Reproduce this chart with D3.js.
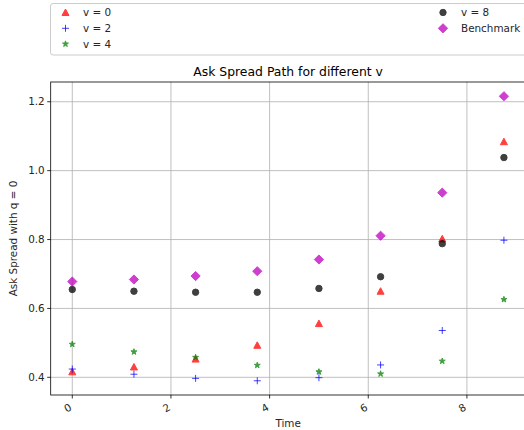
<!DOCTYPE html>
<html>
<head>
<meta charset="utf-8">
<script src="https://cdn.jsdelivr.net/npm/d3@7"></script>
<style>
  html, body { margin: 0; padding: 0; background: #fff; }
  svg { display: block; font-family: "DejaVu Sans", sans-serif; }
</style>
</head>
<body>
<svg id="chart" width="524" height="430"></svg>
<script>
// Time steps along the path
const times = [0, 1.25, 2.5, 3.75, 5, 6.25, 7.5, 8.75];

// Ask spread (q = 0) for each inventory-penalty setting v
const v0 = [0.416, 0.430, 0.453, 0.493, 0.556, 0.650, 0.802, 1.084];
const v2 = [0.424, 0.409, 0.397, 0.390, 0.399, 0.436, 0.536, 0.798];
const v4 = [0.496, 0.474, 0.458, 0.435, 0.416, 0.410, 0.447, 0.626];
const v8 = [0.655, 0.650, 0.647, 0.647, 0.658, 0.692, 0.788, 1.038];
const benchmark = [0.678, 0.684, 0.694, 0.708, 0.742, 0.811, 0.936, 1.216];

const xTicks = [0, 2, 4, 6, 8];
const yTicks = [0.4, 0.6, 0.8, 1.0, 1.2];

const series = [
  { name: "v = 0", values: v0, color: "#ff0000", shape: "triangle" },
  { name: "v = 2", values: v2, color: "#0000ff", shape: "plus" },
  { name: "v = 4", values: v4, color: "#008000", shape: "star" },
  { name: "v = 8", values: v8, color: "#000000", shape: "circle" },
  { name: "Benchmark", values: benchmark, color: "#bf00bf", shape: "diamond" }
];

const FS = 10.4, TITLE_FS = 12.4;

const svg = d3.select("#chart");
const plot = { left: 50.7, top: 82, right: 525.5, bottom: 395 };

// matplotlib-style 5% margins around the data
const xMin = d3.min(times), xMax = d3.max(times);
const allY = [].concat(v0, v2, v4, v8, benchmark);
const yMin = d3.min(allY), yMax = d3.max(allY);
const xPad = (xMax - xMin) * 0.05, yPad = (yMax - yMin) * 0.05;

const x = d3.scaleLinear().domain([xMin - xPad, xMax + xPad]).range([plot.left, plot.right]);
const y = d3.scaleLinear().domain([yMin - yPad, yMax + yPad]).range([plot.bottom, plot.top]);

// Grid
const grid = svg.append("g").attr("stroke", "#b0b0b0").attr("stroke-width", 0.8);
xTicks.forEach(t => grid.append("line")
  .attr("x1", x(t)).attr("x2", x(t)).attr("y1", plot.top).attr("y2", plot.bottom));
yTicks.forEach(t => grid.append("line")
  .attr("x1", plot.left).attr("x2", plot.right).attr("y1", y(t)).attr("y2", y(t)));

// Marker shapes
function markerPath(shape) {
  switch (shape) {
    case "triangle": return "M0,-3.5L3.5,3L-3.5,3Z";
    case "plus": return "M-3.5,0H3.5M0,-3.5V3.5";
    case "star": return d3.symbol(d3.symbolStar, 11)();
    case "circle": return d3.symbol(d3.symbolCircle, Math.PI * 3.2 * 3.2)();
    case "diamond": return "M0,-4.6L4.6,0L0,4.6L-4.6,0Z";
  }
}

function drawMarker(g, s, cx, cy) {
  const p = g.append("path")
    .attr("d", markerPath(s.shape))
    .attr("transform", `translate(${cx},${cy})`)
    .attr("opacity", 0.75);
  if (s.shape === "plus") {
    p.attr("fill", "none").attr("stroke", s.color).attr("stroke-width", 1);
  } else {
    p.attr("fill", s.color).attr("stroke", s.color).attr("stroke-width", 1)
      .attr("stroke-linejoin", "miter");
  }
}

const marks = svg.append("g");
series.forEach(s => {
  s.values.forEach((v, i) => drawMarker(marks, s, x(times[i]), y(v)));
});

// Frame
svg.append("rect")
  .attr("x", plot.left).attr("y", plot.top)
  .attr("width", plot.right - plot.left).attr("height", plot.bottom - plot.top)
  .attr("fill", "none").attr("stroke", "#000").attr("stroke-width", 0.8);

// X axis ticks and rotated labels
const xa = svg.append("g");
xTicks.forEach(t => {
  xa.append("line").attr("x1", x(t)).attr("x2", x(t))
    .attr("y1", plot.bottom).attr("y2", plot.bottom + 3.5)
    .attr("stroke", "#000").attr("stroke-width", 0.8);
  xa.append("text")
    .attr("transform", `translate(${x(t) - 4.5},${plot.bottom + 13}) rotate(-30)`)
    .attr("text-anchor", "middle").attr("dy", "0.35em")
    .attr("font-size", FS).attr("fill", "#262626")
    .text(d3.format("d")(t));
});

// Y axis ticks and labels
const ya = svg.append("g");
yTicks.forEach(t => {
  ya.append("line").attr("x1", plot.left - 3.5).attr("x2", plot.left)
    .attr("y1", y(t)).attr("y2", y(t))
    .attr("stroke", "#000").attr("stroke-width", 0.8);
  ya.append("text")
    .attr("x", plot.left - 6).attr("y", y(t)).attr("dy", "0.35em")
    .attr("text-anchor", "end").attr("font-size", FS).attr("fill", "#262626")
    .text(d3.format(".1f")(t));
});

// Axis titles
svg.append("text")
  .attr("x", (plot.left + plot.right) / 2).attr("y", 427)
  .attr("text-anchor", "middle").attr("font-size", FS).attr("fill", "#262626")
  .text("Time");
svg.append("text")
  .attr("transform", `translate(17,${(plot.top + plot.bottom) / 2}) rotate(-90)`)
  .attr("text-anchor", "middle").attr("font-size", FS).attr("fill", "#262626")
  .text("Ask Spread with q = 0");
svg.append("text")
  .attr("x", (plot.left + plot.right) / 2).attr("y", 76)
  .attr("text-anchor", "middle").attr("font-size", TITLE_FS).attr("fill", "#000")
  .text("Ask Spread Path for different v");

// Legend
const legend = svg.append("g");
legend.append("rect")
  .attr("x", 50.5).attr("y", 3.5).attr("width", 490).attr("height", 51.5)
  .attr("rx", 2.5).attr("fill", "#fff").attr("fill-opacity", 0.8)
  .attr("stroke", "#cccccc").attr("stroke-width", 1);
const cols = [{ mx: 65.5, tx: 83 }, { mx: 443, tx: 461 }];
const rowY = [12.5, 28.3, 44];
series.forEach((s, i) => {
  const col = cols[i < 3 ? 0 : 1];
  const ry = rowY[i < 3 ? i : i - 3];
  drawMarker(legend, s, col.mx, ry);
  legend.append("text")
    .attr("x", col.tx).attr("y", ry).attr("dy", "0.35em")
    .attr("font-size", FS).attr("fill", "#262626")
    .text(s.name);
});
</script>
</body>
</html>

※

### THE PROBLEM
Leave out the pictures, then repeat the listing above exactly from its first line to the line with "const times = [0, 1.25, 2.5, 3.75, 5, 6.25, 7.5, 8.75];", inclusive.

### ANSWER FOR THIS EXERCISE
Reproduce this chart with D3.js.
<!DOCTYPE html>
<html>
<head>
<meta charset="utf-8">
<script src="https://cdn.jsdelivr.net/npm/d3@7"></script>
<style>
  html, body { margin: 0; padding: 0; background: #fff; }
  svg { display: block; font-family: "DejaVu Sans", sans-serif; }
</style>
</head>
<body>
<svg id="chart" width="524" height="430"></svg>
<script>
// Time steps along the path
const times = [0, 1.25, 2.5, 3.75, 5, 6.25, 7.5, 8.75];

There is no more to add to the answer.